Although scoffed at by colleagues at the time, he worked on his theory and found a combination of chemicals (including antibiotics) that quickly and permanently destroyed the germ. These are an antibiotic (a synthetic penicillin, often amoxicillin or tetracycline), metronidazole (Flagyl), and a bismuth product called De-Nol. Taken for several days or weeks, the germ was permanently killed.

Today, in many centers (and certainly in America), this is now considered the standard form of treating peptic ulcers. The germ, it seems, in the presence of acid, produces another chemical with the capacity to destroy the cells of the stomach or duodenal wall. It is commonly referred to as “triple therapy,” and may be given in conjunction with the acid-suppressant medication.

Doctors had believed excess acid was the chief cause of ulcers. A large range of powerful acid-suppressant forms of medication have been produced and more are continually being developed, while others are in the developmental pipeline. The two main groups are the “Histamine H2-Receptor Antagonists” and, more recently, the so called Proton-Pump Inhibitors. The first group includes Cimetidine (Tagamet), the first to be developed, Ranitidine (Zantac) and Famotidine (Pepcidine). These medications prevent acid glands in the stomach wall from producing acid. The second group includes Omeprazole (Losec), the first in its class, and Lansoprazole (Zoton).

These are believed to stop acid from being pumped from the glands into the stomach.
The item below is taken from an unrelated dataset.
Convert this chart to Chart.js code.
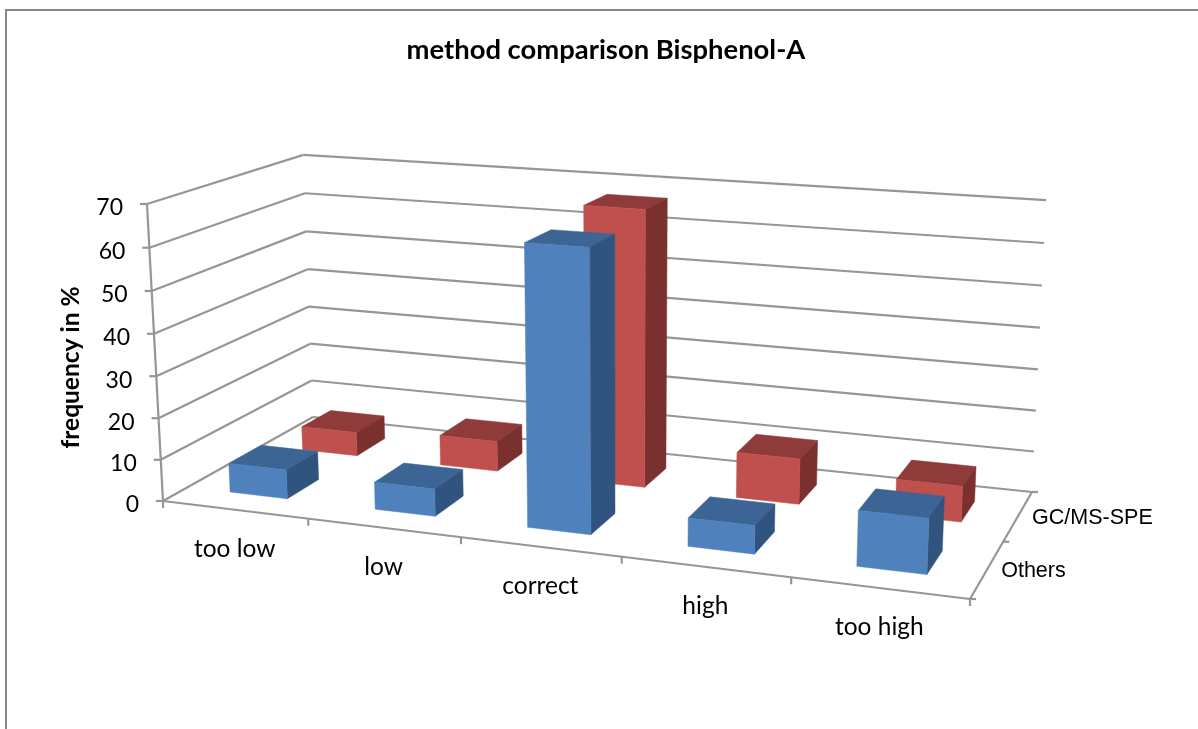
<!DOCTYPE html>
<html><head><meta charset="utf-8">
<style>html,body{margin:0;padding:0;background:#fff}canvas{display:block}</style>
<script src="https://cdn.jsdelivr.net/npm/chart.js@4/dist/chart.umd.min.js"></script>
</head><body>
<canvas id="c" width="1198" height="729"></canvas>
<script>
const categories = ['too low','low','correct','high','too high'];
const seriesNames = ['Others','GC/MS-SPE'];
const othersValues = [7, 6.5, 65, 6.5, 12.5];
const gcmsValues = [6, 7.5, 67, 11, 8.5];
const yTicks = {min:0,max:70,step:10};
const yAxisTitle = 'frequency in %';

/* perspective frame: floor quad (front-left, front-right, back-right, back-left), vertical vanishing point, front-left wall top */
const FLOOR = [[163,501],[970,599],[1032,492],[313,417]];
const VP = [623,9033];
const FRONT_TOP_Y = 204;
const DEPTH = [[0.15,0.36],[0.635,0.845]];
const BAR_STYLE = [
  {front:'#4f81bd',top:'#3c6495',side:'#31547f'},
  {front:'#c0504d',top:'#8e3b3a',side:'#7a302e'}
];
const GRID='#969696', TEXT='#000';

function projector(q){
  const [[x0,y0],[x1,y1],[x2,y2],[x3,y3]]=q;
  const dx1=x1-x2,dx2=x3-x2,sx=x0-x1+x2-x3,dy1=y1-y2,dy2=y3-y2,sy=y0-y1+y2-y3;
  const den=dx1*dy2-dx2*dy1;
  const g=(sx*dy2-dx2*sy)/den,h=(dx1*sy-sx*dy1)/den;
  const a=x1-x0+g*x1,b=x3-x0+h*x3,d=y1-y0+g*y1,e=y3-y0+h*y3;
  const k=-(y0-FRONT_TOP_Y)/(VP[1]-FRONT_TOP_Y);
  return (u,t,v)=>{
    const w=g*u+h*t+1+k*v;
    return [(a*u+b*t+x0+k*v*VP[0])/w,(d*u+e*t+y0+k*v*VP[1])/w+(1.5+0.5*u)*t*v];
  };
}
const P=projector(FLOOR);
function poly(ctx,pts,fill){ctx.beginPath();pts.forEach((p,i)=>i?ctx.lineTo(p[0],p[1]):ctx.moveTo(p[0],p[1]));ctx.closePath();ctx.fillStyle=fill;ctx.fill();ctx.strokeStyle=fill;ctx.lineWidth=0.5;ctx.stroke();}
function seg(ctx,a,b){ctx.beginPath();ctx.moveTo(a[0],a[1]);ctx.lineTo(b[0],b[1]);ctx.stroke();}

const frame3d={
  id:'frame3d',
  beforeDraw(chart){
    const ctx=chart.ctx;
    ctx.save();
    ctx.fillStyle='#fff';ctx.fillRect(0,0,chart.width,chart.height);
    ctx.fillStyle='#868686';
    ctx.fillRect(5,9,chart.width-5,2);
    ctx.fillRect(5,9,2,chart.height-9);
    ctx.restore();
  },
  beforeDatasetsDraw(chart){
    const ctx=chart.ctx,xs=chart.scales.x,ys=chart.scales.y;
    const h=ys.bottom-ys.top;
    ctx.save();
    ctx.strokeStyle=GRID;ctx.lineWidth=2.2;ctx.lineCap='butt';
    ctx.fillStyle=TEXT;ctx.font='23px Lato';ctx.textAlign='right';ctx.textBaseline='middle';
    ys.ticks.forEach(t=>{
      const v=(ys.bottom-ys.getPixelForValue(t.value))/h;
      const a=P(0,0,v),b=P(0,1,v),c=P(1,1,v);
      seg(ctx,a,b);seg(ctx,b,c);
      seg(ctx,[a[0]-7,a[1]],a);
      ctx.fillText(String(t.value),a[0]-24,a[1]+4);
    });
    seg(ctx,P(0,0,0),P(0,0,1));
    seg(ctx,P(0,0,0),P(1,0,0));
    seg(ctx,P(1,0,0),P(1,1,0));
    const n=categories.length;
    for(let i=0;i<=n;i++){const p=P(i/n,0,0);seg(ctx,p,[p[0],p[1]+7]);}
    ctx.font='24.5px Lato';ctx.textAlign='center';
    categories.forEach((c,i)=>{
      const u=(xs.getPixelForValue(i)-xs.left)/(xs.right-xs.left);
      const p=P(u,0,0);
      ctx.fillText(c,p[0],p[1]+39.5);
    });
    for(let i=0;i<=seriesNames.length;i++){const p=P(1,i/seriesNames.length,0);seg(ctx,p,[p[0]+6,p[1]]);}
    ctx.font='21.5px "Liberation Sans"';ctx.textAlign='left';
    seriesNames.forEach((s,i)=>{
      const p=P(1,(i+0.5)/seriesNames.length,0);
      ctx.fillText(s,p[0]+14,p[1]+2);
    });
    ctx.save();
    ctx.translate(71,(ys.top+ys.bottom)/2+15);
    ctx.rotate(-Math.PI/2);
    ctx.textAlign='center';ctx.font='bold 24.5px Lato';
    ctx.fillText(yAxisTitle,0,0);
    ctx.restore();
    ctx.restore();
  },
  beforeDatasetDraw(chart,args){
    const ctx=chart.ctx,xs=chart.scales.x,ys=chart.scales.y;
    const w=xs.right-xs.left,h=ys.bottom-ys.top;
    const st=BAR_STYLE[args.index],[d0,d1]=DEPTH[args.index];
    ctx.save();
    args.meta.data.forEach(el=>{
      const p=el.getProps(['x','y','base','width'],true);
      const u0=(p.x-p.width/2-xs.left)/w,u1=(p.x+p.width/2-xs.left)/w,v=(p.base-p.y)/h;
      poly(ctx,[P(u0,d0,v),P(u1,d0,v),P(u1,d1,v),P(u0,d1,v)],st.top);
      poly(ctx,[P(u1,d0,0),P(u1,d1,0),P(u1,d1,v),P(u1,d0,v)],st.side);
      poly(ctx,[P(u0,d0,0),P(u1,d0,0),P(u1,d0,v),P(u0,d0,v)],st.front);
    });
    ctx.restore();
    return false;
  }
};

new Chart(document.getElementById('c'),{
  type:'bar',
  plugins:[frame3d],
  data:{labels:categories,datasets:[
    {label:seriesNames[0],data:othersValues,backgroundColor:BAR_STYLE[0].front},
    {label:seriesNames[1],data:gcmsValues,backgroundColor:BAR_STYLE[1].front}
  ]},
  options:{
    responsive:false,animation:false,
    datasets:{bar:{grouped:false,categoryPercentage:1,barPercentage:0.4}},
    layout:{padding:{left:50,right:36,top:0,bottom:218}},
    plugins:{
      legend:{display:false},tooltip:{enabled:false},
      title:{display:true,text:'method comparison Bisphenol-A',color:TEXT,
        font:{family:'Lato',size:27.4,weight:'bold'},padding:{top:34,bottom:137.1}}
    },
    scales:{
      x:{ticks:{display:false},grid:{display:false},border:{display:false},
         afterFit(s){s.height=10;}},
      y:{min:yTicks.min,max:yTicks.max,ticks:{display:false,stepSize:yTicks.step},grid:{display:false},border:{display:false},
         afterFit(s){s.width=113;}}
    }
  }
});
</script>
</body></html>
Undoubtedly, other related medications will appear in time, which may or may not be superior. These medications quickly suppress acid in the stomach. In the past, ulcers tended to heal rapidly. However, it was soon found that although pain relief often occurred within 12 hours or more from commencement of treatment, when stopped, symptoms invariably returned. This simply meant the condition had been relieved, but not cured.
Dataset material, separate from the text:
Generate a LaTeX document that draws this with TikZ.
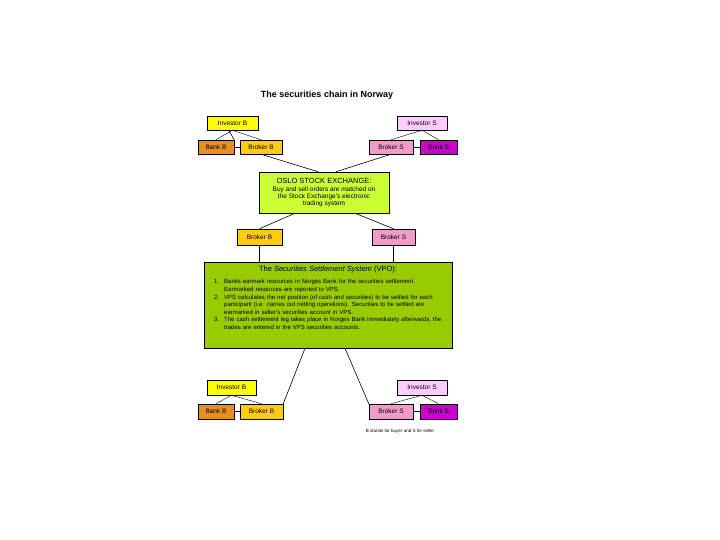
\documentclass[tikz,border=0pt]{standalone}
\usepackage{fontspec}
\setmainfont{Liberation Sans}
\begin{document}
\begin{tikzpicture}[x=1pt,y=-1pt,
  bx/.style={draw,line width=0.5pt,inner sep=0pt,font=\fontsize{6.5}{7}\selectfont},
  ln/.style={line width=0.6pt}]
\definecolor{cInvB}{HTML}{FFFF00}
\definecolor{cBankB}{HTML}{E8901A}
\definecolor{cBrokB}{HTML}{FFCC11}
\definecolor{cInvS}{HTML}{FFCCFF}
\definecolor{cBrokS}{HTML}{F09CC8}
\definecolor{cBankS}{HTML}{CC00CC}
\definecolor{cOslo}{HTML}{CCFF33}
\definecolor{cVPS}{HTML}{99CC00}
\useasboundingbox (0,0) rectangle (720,540);
\node[font=\bfseries\fontsize{9}{10}\selectfont] (title) at (327,95) {The securities chain in Norway};
% top group
\node[bx,fill=cInvB,minimum width=51,minimum height=14] (ib1) at (232.5,123) {Investor B};
\node[bx,fill=cBankB,minimum width=36,minimum height=14] (bb1) at (216,147) {Bank B};
\node[bx,fill=cBrokB,minimum width=42,minimum height=14] (kb1) at (261,147) {Broker B};
\node[bx,fill=cInvS,minimum width=50,minimum height=14] (is1) at (422,123) {Investor S};
\node[bx,fill=cBrokS,minimum width=44,minimum height=14] (ks1) at (391,147) {Broker S};
\node[bx,fill=cBankS,minimum width=37,minimum height=14] (bs1) at (438.5,147) {Bank S};
\node[bx,fill=cOslo,minimum width=130,minimum height=41,align=center] (oslo) at (324,192.5)
 {{\fontsize{7.5}{8}\selectfont OSLO STOCK EXCHANGE:}\\[1pt]Buy and sell orders are matched on\\the Stock Exchange's electronic\\trading system};
\node[bx,fill=cBrokB,minimum width=45,minimum height=16] (kb2) at (259.5,237) {Broker B};
\node[bx,fill=cBrokS,minimum width=43,minimum height=16] (ks2) at (393.5,237) {Broker S};
\node[bx,fill=cVPS,minimum width=248,minimum height=86] (vps) at (328,305) {};
\node[font=\fontsize{7.5}{8}\selectfont] (vpst) at (328,270) {The \textit{Securities Settlement System} (VPO):};
\node[anchor=north west,text width=238,inner sep=0pt,font=\fontsize{6}{7.6}\selectfont] (vpsl) at (207,276) {%
\begin{list}{}{\leftmargin=17pt\labelwidth=12pt\labelsep=5pt\itemsep=0pt\parsep=0pt\topsep=0pt}
\item[1.] Banks earmark resources in Norges Bank for the securities settlement. Earmarked resources are reported to VPS.
\item[2.] VPS calculates the net position (of cash and securities) to be settled for each participant (i.e. carries out netting operations). Securities to be settled are earmarked in seller's securities account in VPS.
\item[3.] The cash settlement leg takes place in Norges Bank immediately afterwards, the trades are entered in the VPS securities accounts.
\end{list}};
% bottom group
\node[bx,fill=cInvB,minimum width=49,minimum height=15] (ib3) at (231.5,387.5) {Investor B};
\node[bx,fill=cBankB,minimum width=36,minimum height=15] (bb3) at (216,411.5) {Bank B};
\node[bx,fill=cBrokB,minimum width=43,minimum height=15] (kb3) at (261.5,411.5) {Broker B};
\node[bx,fill=cInvS,minimum width=50,minimum height=15] (is3) at (422,387.5) {Investor S};
\node[bx,fill=cBrokS,minimum width=44,minimum height=15] (ks3) at (391,411.5) {Broker S};
\node[bx,fill=cBankS,minimum width=37,minimum height=15] (bs3) at (438.5,411.5) {Bank S};
\node[font=\fontsize{4.5}{5}\selectfont] (foot) at (400,431) {B stands for buyer and S for seller};
% connectors
\draw[ln] (ib1.south) ++(-4,0) coordinate (a1) -- (bb1.north east|-bb1.north);
\draw (ib1.south) -- (bb1.north);
\draw (ib1.south) -- (kb1.north);
\draw (bb1) -- (kb1);
\draw (is1.south) -- (ks1.north);
\draw (is1.south) -- (bs1.north);
\draw (ks1) -- (bs1);
\draw (ib3.south) -- (bb3.north);
\draw (ib3.south) -- (kb3.north);
\draw (bb3) -- (kb3);
\draw (is3.south) -- (ks3.north);
\draw (is3.south) -- (bs3.north);
\draw (ks3) -- (bs3);
\draw[ln] (kb1.south) -- (oslo.north -| 318,0);
\draw[ln] (ks1.south) -- (oslo.north -| 336,0);
\draw[ln] (oslo.south -| 295,0) -- (kb2.north);
\draw[ln] (oslo.south -| 355,0) -- (ks2.north);
\draw[line width=1pt] (kb2.south) -- (vps.north -| kb2.south);
\draw[line width=1pt] (ks2.south) -- (vps.north -| ks2.south);
\draw[ln] (vps.south -| 305,0) -- (kb3.north east);
\draw[ln] (vps.south -| 345,0) -- (ks3.north west);
\end{tikzpicture}
\end{document}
So the method of choice currently seems to be to prescribe the acid-checking medication, as well as to administer triple therapy. Pain vanishes very quickly, especially with the pump inhibitors, often within hours. Acid is kept at a low level, while the triple therapy kills the germ. After a few weeks, all medication can be stopped and, according to latest evidence, with the germ killed, symptoms do not recur, and this may be a lifetime result. Re-infections of course are probable, for the germ is widely dispersed in nature.

With this totally new concept of treatment there is now little need for other forms of medication. Some may find use of the old-time antacids helpful as a temporary measure if there is any residual discomfort. Most of the other medications which claimed to help ulcers heal are now not required. There are no dietetic limitations, except smoking is not recommended, and commonsense should prevail regarding alcoholic intake. Otherwise, the patient may eat whatever foods are desired.
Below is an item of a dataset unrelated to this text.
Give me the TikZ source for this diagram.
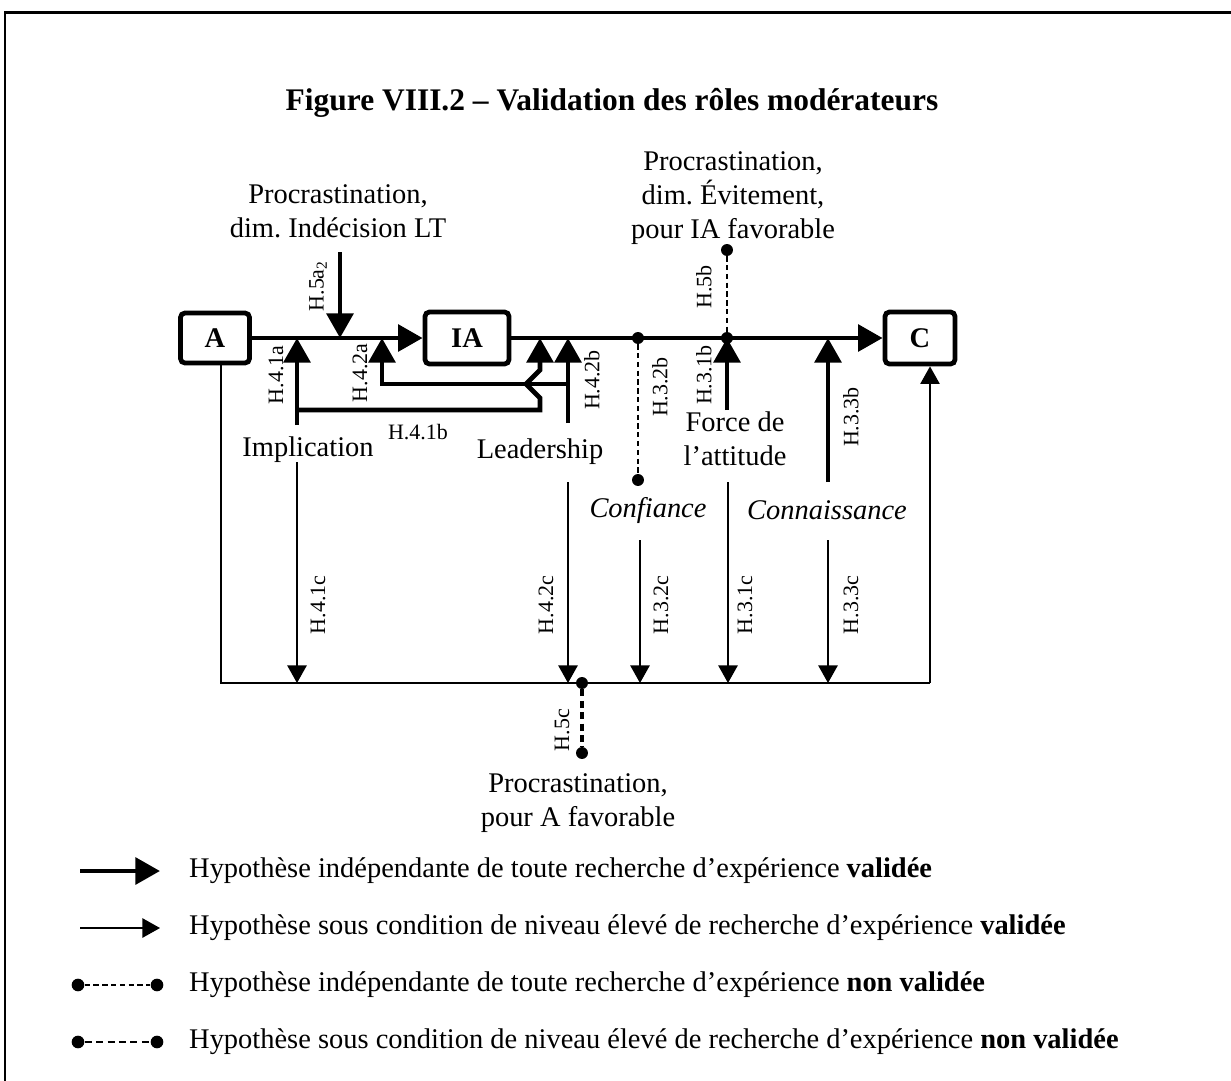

However, although most cases will be cured, some recalcitrant ones may persist. These may be suspect cancers, so other measures may be required. If an ulcer has not healed with intensive medical therapy within four weeks, then surgery may be indicated. This is probably even more important in gastric ulcers, for it is claimed that about ten percent of these prove to be cancerous. Also, there is little hope of a cure if a long-standing peptic ulcer has been present in the duodenum for five years.

Surgical operations that produce satisfactory results are now available. The nature of these has been an unending argument for some years, as each new variation claims to have some value over its predecessor. Surgery is not without its own set of complications in certain patients.

Many patients find the task of ceasing smoking a major one. Efficient methods are now readily available in all capital cities. With development of the stick-on nicotine impregnated skin patch, many patients are able to quickly give up smoking. A commitment is necessary, for success is more likely in highly motivated patients with the desire to “quit.” Medical supervision and support help, and attending an understanding doctor willing to spend time to offer psychological counseling and support is recommended. Most courses last ten to fourteen weeks. Other community and hospital-based services are also available involving other methods.